> [What is required]:
Pick out each line of the records that includes the string "this", and copy it.

> [Entries provided]:
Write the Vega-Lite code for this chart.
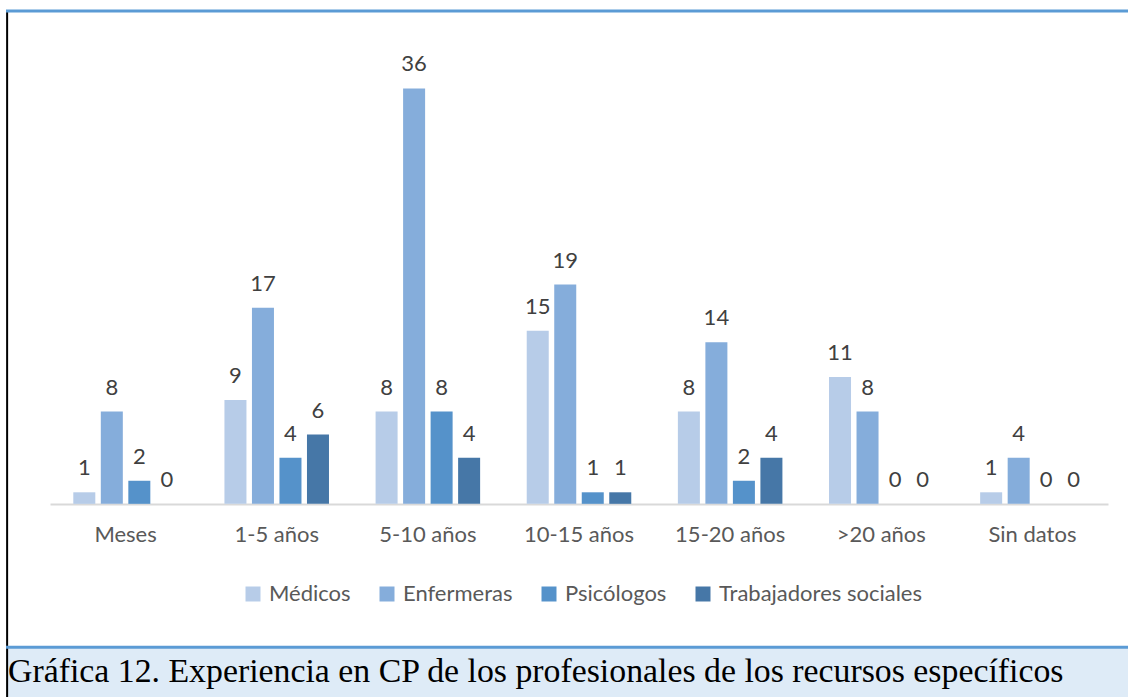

---

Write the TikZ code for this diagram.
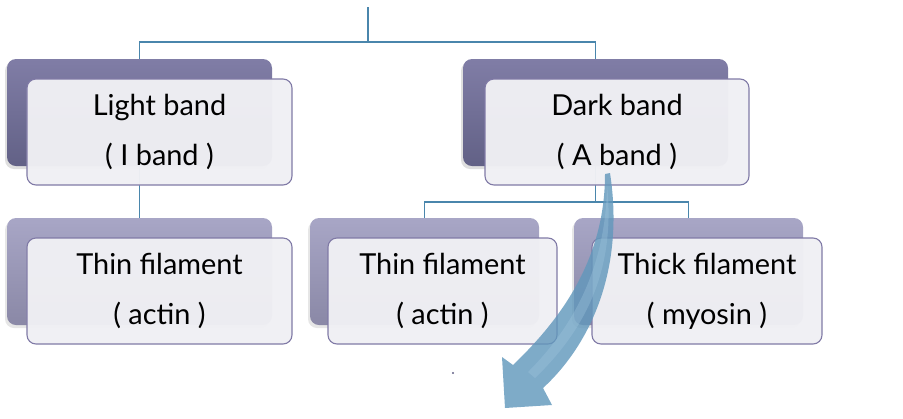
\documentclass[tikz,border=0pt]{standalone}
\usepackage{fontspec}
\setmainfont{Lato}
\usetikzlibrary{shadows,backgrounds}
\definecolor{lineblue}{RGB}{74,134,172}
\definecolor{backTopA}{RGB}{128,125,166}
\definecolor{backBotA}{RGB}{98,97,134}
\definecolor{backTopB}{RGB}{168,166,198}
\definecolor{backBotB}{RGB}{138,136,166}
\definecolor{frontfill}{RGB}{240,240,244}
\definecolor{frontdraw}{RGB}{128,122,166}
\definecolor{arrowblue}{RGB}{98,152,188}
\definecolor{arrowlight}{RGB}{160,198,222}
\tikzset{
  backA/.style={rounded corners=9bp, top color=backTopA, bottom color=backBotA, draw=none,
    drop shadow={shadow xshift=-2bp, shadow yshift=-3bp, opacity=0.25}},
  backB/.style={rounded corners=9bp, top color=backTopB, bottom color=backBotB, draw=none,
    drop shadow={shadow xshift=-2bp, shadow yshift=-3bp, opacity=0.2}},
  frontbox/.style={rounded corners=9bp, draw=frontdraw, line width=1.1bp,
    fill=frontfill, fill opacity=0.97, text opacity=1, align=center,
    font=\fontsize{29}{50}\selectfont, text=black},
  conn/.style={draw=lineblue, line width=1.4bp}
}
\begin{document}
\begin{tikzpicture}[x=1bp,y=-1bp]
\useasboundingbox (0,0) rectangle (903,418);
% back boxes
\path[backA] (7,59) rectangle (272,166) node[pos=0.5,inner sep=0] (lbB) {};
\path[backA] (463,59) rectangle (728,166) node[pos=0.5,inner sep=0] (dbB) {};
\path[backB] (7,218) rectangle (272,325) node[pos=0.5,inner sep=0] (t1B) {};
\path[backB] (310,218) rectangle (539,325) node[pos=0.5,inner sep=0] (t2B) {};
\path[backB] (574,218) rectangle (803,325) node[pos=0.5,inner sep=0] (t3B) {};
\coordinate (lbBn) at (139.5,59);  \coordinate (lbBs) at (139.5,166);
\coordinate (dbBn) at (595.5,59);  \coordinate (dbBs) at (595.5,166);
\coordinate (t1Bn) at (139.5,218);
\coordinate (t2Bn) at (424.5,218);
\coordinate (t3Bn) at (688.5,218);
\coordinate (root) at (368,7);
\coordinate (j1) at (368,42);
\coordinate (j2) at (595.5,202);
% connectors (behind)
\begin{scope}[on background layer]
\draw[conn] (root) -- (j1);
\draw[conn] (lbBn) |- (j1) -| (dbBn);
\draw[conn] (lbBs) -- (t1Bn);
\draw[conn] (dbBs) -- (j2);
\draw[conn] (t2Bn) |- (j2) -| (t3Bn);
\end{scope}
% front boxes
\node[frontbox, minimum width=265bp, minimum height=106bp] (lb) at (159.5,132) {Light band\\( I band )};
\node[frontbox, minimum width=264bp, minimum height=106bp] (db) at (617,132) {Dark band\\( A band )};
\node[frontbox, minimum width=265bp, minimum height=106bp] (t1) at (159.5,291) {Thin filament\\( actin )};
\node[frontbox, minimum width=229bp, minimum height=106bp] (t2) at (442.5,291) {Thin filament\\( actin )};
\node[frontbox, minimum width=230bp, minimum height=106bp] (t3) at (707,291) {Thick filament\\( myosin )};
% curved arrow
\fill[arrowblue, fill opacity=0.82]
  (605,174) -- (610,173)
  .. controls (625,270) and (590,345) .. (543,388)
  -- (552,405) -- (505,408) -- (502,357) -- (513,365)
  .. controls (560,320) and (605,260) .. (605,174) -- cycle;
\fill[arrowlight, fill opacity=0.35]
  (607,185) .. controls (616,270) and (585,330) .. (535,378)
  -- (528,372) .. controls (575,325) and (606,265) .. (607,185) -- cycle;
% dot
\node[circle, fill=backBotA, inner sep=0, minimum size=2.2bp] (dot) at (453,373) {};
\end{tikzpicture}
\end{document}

---

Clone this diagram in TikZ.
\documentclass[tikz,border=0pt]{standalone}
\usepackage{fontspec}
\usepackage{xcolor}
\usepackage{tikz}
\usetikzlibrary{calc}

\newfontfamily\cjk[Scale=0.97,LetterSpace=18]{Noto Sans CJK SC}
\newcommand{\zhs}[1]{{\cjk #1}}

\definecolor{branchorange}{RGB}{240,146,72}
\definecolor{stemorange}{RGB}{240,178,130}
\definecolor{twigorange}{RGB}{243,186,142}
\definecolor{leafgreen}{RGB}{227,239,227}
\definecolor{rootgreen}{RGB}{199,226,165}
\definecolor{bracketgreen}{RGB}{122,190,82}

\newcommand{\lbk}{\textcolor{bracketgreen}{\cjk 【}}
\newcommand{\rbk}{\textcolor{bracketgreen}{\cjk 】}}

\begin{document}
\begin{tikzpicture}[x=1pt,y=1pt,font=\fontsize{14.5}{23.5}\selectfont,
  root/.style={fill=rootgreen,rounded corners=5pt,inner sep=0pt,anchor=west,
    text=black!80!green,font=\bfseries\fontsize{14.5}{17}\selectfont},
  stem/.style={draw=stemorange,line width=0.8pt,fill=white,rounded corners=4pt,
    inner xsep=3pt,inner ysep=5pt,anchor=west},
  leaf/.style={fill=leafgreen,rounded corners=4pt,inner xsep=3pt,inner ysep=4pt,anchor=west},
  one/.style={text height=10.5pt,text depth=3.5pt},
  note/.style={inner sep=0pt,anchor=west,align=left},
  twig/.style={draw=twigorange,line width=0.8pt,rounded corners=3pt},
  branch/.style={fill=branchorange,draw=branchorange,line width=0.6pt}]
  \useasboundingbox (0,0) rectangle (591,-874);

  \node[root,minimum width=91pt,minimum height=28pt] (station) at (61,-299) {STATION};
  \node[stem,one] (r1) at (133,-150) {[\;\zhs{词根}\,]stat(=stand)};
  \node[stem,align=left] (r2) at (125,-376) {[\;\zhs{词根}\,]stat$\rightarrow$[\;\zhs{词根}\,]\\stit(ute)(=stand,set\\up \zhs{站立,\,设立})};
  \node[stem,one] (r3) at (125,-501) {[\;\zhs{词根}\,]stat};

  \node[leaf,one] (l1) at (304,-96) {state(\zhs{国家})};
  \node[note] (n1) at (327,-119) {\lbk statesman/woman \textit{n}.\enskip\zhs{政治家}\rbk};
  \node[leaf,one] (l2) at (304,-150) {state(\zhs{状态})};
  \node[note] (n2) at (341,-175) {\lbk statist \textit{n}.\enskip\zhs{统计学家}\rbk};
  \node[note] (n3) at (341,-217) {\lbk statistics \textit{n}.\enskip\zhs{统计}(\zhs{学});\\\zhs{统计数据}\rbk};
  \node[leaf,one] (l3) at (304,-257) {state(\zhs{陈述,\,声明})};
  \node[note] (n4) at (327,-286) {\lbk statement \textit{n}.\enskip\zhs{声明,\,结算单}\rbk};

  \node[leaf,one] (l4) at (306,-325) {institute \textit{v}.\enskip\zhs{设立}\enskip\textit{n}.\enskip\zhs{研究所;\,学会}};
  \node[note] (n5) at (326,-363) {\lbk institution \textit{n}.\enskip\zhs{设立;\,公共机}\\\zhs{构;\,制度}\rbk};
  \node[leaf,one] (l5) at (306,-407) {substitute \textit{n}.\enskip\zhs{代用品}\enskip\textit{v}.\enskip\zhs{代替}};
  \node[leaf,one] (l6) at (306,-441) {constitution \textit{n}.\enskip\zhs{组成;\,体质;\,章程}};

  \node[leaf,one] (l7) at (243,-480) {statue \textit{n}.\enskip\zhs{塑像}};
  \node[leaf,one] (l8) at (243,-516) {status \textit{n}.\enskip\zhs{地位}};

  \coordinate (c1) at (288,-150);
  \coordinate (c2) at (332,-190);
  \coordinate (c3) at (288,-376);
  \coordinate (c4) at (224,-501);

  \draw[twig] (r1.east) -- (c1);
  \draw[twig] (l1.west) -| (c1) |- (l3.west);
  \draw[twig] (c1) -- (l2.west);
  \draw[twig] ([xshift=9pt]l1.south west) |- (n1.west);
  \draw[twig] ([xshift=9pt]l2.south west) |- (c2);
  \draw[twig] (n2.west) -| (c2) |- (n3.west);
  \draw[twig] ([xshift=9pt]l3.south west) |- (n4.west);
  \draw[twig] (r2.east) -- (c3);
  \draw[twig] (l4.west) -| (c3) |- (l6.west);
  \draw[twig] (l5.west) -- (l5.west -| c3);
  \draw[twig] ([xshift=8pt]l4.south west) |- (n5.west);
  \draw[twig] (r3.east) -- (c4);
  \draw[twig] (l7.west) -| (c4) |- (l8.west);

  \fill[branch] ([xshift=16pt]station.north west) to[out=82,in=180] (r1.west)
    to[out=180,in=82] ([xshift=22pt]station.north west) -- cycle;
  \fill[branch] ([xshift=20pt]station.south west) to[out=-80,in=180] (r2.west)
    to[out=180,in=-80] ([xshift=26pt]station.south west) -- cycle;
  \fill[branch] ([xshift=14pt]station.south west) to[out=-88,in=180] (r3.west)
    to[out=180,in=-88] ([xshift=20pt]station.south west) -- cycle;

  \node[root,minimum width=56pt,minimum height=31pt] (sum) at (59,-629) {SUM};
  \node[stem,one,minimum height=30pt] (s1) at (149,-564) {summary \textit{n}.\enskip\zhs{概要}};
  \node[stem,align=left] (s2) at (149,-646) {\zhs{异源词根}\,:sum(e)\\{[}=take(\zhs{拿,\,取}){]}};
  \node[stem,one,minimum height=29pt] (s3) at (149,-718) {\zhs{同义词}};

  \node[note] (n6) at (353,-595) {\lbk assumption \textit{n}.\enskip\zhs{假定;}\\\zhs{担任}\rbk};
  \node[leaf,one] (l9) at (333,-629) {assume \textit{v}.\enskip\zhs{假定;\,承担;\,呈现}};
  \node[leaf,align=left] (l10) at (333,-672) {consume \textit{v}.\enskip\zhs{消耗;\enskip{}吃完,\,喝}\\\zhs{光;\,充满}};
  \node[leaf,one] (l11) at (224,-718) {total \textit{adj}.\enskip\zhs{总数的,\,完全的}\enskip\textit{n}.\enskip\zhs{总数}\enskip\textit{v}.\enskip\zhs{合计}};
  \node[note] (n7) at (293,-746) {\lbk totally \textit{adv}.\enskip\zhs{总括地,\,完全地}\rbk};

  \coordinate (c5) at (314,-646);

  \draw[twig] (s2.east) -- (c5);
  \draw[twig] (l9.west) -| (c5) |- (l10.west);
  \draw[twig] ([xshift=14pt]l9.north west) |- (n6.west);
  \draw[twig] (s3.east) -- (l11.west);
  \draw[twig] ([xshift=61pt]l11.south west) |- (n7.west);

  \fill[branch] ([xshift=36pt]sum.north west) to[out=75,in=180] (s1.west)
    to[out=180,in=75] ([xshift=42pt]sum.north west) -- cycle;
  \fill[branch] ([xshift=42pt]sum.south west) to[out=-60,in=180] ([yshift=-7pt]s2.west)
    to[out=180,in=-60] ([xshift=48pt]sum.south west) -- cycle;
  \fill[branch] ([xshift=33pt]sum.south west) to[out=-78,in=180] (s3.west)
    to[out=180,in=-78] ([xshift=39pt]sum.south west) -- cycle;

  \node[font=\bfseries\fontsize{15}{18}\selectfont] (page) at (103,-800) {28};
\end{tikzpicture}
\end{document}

> [Response to the task]:
Write the Vega-Lite code for this chart.
Write the TikZ code for this diagram.
Clone this diagram in TikZ.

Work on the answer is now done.